Russia’s central bank raised the key interest rates by a massive 100 basis points and signaled that more hikes may be made in the coming year if inflationary pressures persist.
The Board of Directors of Bank of Russia, led by Governor Elvira Nabiullina, decided to lift the interest rate to 8.50 percent from 7.50 percent. That was in line with expectations.
The rate was raised for the seventh straight session. The bank has hiked its benchmark rate by 425 basis points so far this year.
“The Board of Directors believes that we have apparently not yet tightened monetary conditions to the extent needed to bring inflation back to the target next year,” Nabiullina said.
“Therefore, we hold open the prospect of a further key rate increase at the upcoming meetings.”
The board said inflation is developing above the October forecast. Given the rising inflation expectations, the balance of risks for inflation was markedly tilted to the upside.
This may bring about a more substantial and prolonged upward deviation of inflation from the target.

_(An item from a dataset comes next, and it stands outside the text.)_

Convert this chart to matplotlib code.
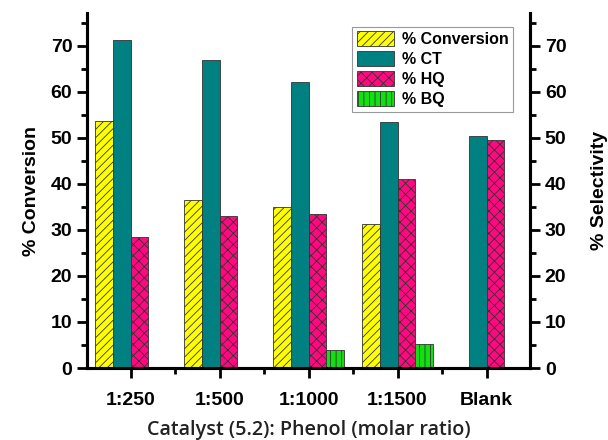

The monetary policy stance is aimed to limit this risk and return inflation to 4 percent, the bank said.
According to baseline scenario, annual inflation will edge down to 4.0 percent to 4.5 percent by the end of 2022 and will remain close to 4 percent further on.
The bank estimated economic growth of 4.5 percent for this year.
“The cautious tone of the commentary and the Bank of Russia’s reiterated commitment to achieving 4.0-4.5 percent CPI by the end of next year suggests that further rate hikes remain a possibility, but the slight softening in tone indicates that the upside should be limited to 50 bps from the current level,” ING economist Dmitry Dolgin said.
“Meanwhile, assuming the stabilization of CPI and expectations in the next couple of months, which is our base case assumption at the moment, a flat 8.5% key rate is a possibility.”
Any easing in the key rate approach is unlikely to be seen at least until the second half of next year, the economist added.
The next rate-setting session is due on February 11.